We expect that these processes solve problems at different levels of detail: e.g. one process realizes the tasks of booking a cost-effective hotel close to a known meeting point. Another process, independently developed, defines a way to find all hotels, etc. A composition and configuration framework for processes enables Internet users to configure several processes at various levels of detail resulting in an executable agent solving a particular problem in a specific way. A major problem is the mediation of information (data) inside such an agent: since the processes at different levels of details were developed independently of each others the information passed around at the different levels of details is usually incompatible (the processes use different ontologies to represent the information processed).

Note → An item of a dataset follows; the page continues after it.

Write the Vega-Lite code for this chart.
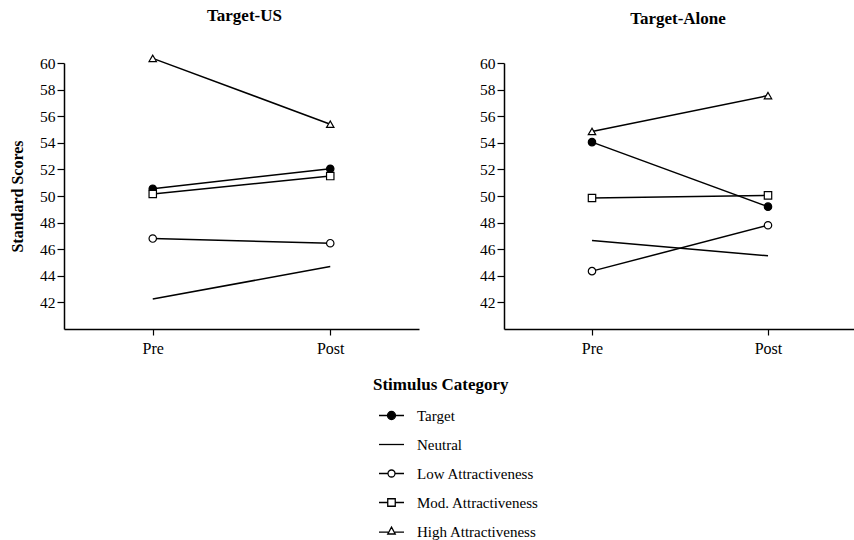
{
  "$schema": "https://vega.github.io/schema/vega-lite/v6.json",
  "padding": {"left": 9, "top": 6, "right": 0, "bottom": 0},
  "background": "white",
  "config": {
    "font": "Liberation Serif",
    "view": {"stroke": null},
    "axis": {"grid": false, "domainColor": "black", "tickColor": "black", "labelColor": "black", "titleColor": "black", "labelFont": "Liberation Serif", "titleFont": "Liberation Serif", "domainWidth": 1.5, "tickWidth": 1.2},
    "title": {"font": "Liberation Serif", "fontSize": 17, "fontWeight": "bold", "color": "black"}
  },
  "data": {"values": [
    {"Panel": "Target-US", "Category": "Target", "Time": "Pre", "Score": 50.55},
    {"Panel": "Target-US", "Category": "Target", "Time": "Post", "Score": 52.05},
    {"Panel": "Target-US", "Category": "Neutral", "Time": "Pre", "Score": 42.25},
    {"Panel": "Target-US", "Category": "Neutral", "Time": "Post", "Score": 44.7},
    {"Panel": "Target-US", "Category": "Low Attractiveness", "Time": "Pre", "Score": 46.8},
    {"Panel": "Target-US", "Category": "Low Attractiveness", "Time": "Post", "Score": 46.45},
    {"Panel": "Target-US", "Category": "Mod. Attractiveness", "Time": "Pre", "Score": 50.15},
    {"Panel": "Target-US", "Category": "Mod. Attractiveness", "Time": "Post", "Score": 51.5},
    {"Panel": "Target-US", "Category": "High Attractiveness", "Time": "Pre", "Score": 60.35},
    {"Panel": "Target-US", "Category": "High Attractiveness", "Time": "Post", "Score": 55.4},
    {"Panel": "Target-Alone", "Category": "Target", "Time": "Pre", "Score": 54.05},
    {"Panel": "Target-Alone", "Category": "Target", "Time": "Post", "Score": 49.2},
    {"Panel": "Target-Alone", "Category": "Neutral", "Time": "Pre", "Score": 46.65},
    {"Panel": "Target-Alone", "Category": "Neutral", "Time": "Post", "Score": 45.5},
    {"Panel": "Target-Alone", "Category": "Low Attractiveness", "Time": "Pre", "Score": 44.35},
    {"Panel": "Target-Alone", "Category": "Low Attractiveness", "Time": "Post", "Score": 47.8},
    {"Panel": "Target-Alone", "Category": "Mod. Attractiveness", "Time": "Pre", "Score": 49.85},
    {"Panel": "Target-Alone", "Category": "Mod. Attractiveness", "Time": "Post", "Score": 50.05},
    {"Panel": "Target-Alone", "Category": "High Attractiveness", "Time": "Pre", "Score": 54.85},
    {"Panel": "Target-Alone", "Category": "High Attractiveness", "Time": "Post", "Score": 57.55}
  ]},
  "bounds": "flush",
  "spacing": 85,
  "hconcat": [
    {
      "width": 355,
      "height": 266,
      "title": {"text": "Target-US", "dx": 3, "offset": 28},
      "transform": [{"filter": "datum.Panel === 'Target-US'"}],
      "encoding": {
        "x": {"field": "Time", "type": "ordinal", "sort": ["Pre", "Post"], "scale": {"type": "point", "padding": 0.5},
              "axis": {"title": null, "labelAngle": 0, "labelFontSize": 16, "tickSize": 6, "labelPadding": 5}},
        "y": {"field": "Score", "type": "quantitative", "scale": {"domain": [40, 60], "nice": false, "zero": false},
              "axis": {"values": [42, 44, 46, 48, 50, 52, 54, 56, 58, 60], "title": "Standard Scores", "titleFontSize": 16, "titleFontWeight": "bold", "titlePadding": 14, "labelFontSize": 15.5, "tickSize": 7, "labelPadding": 2}}
      },
      "layer": [
        {"mark": {"type": "line", "color": "black", "strokeWidth": 1.5}, "encoding": {"detail": {"field": "Category"}}},
        {"transform": [{"filter": "datum.Category !== 'Neutral'"}],
         "mark": {"type": "point", "stroke": "black", "strokeWidth": 1.2, "size": 55, "opacity": 1},
         "encoding": {
           "shape": {"field": "Category", "scale": {"domain": ["Target", "Low Attractiveness", "Mod. Attractiveness", "High Attractiveness"], "range": ["circle", "circle", "square", "triangle-up"]}, "legend": null},
           "fill": {"field": "Category", "scale": {"domain": ["Target", "Low Attractiveness", "Mod. Attractiveness", "High Attractiveness"], "range": ["black", "white", "white", "white"]}, "legend": null}
         }},
        {"mark": {"type": "point", "opacity": 0, "stroke": "black"},
         "encoding": {
           "shape": {"field": "Category", "title": "Stimulus Category",
             "scale": {"domain": ["Target", "Neutral", "Low Attractiveness", "Mod. Attractiveness", "High Attractiveness"],
                       "range": ["M-1,0H-0.32M0.32,0H1M-0.32,0A0.32,0.32,0,1,0,0.32,0A0.32,0.32,0,1,0,-0.32,0Z", "M-1,0H1", "M-1,0H-0.28M0.28,0H1M-0.28,0A0.28,0.28,0,1,0,0.28,0A0.28,0.28,0,1,0,-0.28,0Z", "M-1,0H-0.3M0.3,0H1M-0.3,-0.3H0.3V0.3H-0.3Z", "M-1,0.05H-0.27M0.27,0.05H1M0,-0.35L0.3,0.2H-0.3Z"]},
             "legend": {"orient": "none", "legendX": 309, "legendY": 314, "direction": "vertical", "symbolSize": 625, "symbolStrokeColor": "black", "symbolStrokeWidth": 1.3, "symbolOpacity": 1, "labelFontSize": 15, "labelFont": "Liberation Serif", "labelColor": "black", "titleFontSize": 17, "titleFont": "Liberation Serif", "titleFontWeight": "bold", "titleColor": "black", "titlePadding": 8, "rowPadding": 7, "labelOffset": 12, "symbolOffset": 5,
               "encode": {"symbols": {"update": {"stroke": {"value": "black"}, "strokeWidth": {"value": 1.3}, "opacity": {"value": 1}, "strokeOpacity": {"value": 1}, "size": {"value": 625}}}}}},
           "fill": {"field": "Category", "title": "Stimulus Category",
             "scale": {"domain": ["Target", "Neutral", "Low Attractiveness", "Mod. Attractiveness", "High Attractiveness"], "range": ["black", "white", "white", "white", "white"]},
             "legend": {"orient": "none", "legendX": 309, "legendY": 314, "direction": "vertical", "symbolSize": 625, "symbolStrokeColor": "black", "symbolStrokeWidth": 1.3, "symbolOpacity": 1, "labelFontSize": 15, "labelFont": "Liberation Serif", "labelColor": "black", "titleFontSize": 17, "titleFont": "Liberation Serif", "titleFontWeight": "bold", "titleColor": "black", "titlePadding": 8, "rowPadding": 7, "labelOffset": 12, "symbolOffset": 5,
               "encode": {"symbols": {"update": {"stroke": {"value": "black"}, "strokeWidth": {"value": 1.3}, "opacity": {"value": 1}, "strokeOpacity": {"value": 1}, "size": {"value": 625}}}}}}
         }}
      ],
      "resolve": {"scale": {"shape": "independent", "fill": "independent"}}
    },
    {
      "width": 352,
      "height": 266,
      "title": {"text": "Target-Alone", "dx": -2, "offset": 28},
      "transform": [{"filter": "datum.Panel === 'Target-Alone'"}],
      "encoding": {
        "x": {"field": "Time", "type": "ordinal", "sort": ["Pre", "Post"], "scale": {"type": "point", "padding": 0.5},
              "axis": {"title": null, "labelAngle": 0, "labelFontSize": 16, "tickSize": 6, "labelPadding": 5}},
        "y": {"field": "Score", "type": "quantitative", "scale": {"domain": [40, 60], "nice": false, "zero": false},
              "axis": {"values": [42, 44, 46, 48, 50, 52, 54, 56, 58, 60], "title": null, "labelFontSize": 15.5, "tickSize": 7, "labelPadding": 2}}
      },
      "layer": [
        {"mark": {"type": "line", "color": "black", "strokeWidth": 1.5}, "encoding": {"detail": {"field": "Category"}}},
        {"transform": [{"filter": "datum.Category !== 'Neutral'"}],
         "mark": {"type": "point", "stroke": "black", "strokeWidth": 1.2, "size": 55, "opacity": 1},
         "encoding": {
           "shape": {"field": "Category", "scale": {"domain": ["Target", "Low Attractiveness", "Mod. Attractiveness", "High Attractiveness"], "range": ["circle", "circle", "square", "triangle-up"]}, "legend": null},
           "fill": {"field": "Category", "scale": {"domain": ["Target", "Low Attractiveness", "Mod. Attractiveness", "High Attractiveness"], "range": ["black", "white", "white", "white"]}, "legend": null}
         }}
      ]
    }
  ]
}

We have already developed the basic framework for representing shareable processes at various levels of details and for configuring and combining processes to executable agents. This includes a process ontology, describing the vocabulary necessary to represent a process, a configuration ontology (the vocabulary necessary to configure and link different processes), and a compiler to compile processes and configuration descriptions to executable Java Code. As major tasks for the outer years we expect the following items:

The integration of the data mediation technology into the process-sharing framework.
The development of interactive, graphical tools to help users to configure agents
Indexing and retrieval technology to help users (and agents) to find described relevant process knowledge on the Web (e.g. Task Ontologies).
A framework for enabling automated agents to extend their capabilities on their own (retrieving process knowledge from the Web and adding the described capabilities to their already existing capabilities).

We believe that especially the last item leads to self-adapting and self-extending intelligent agents.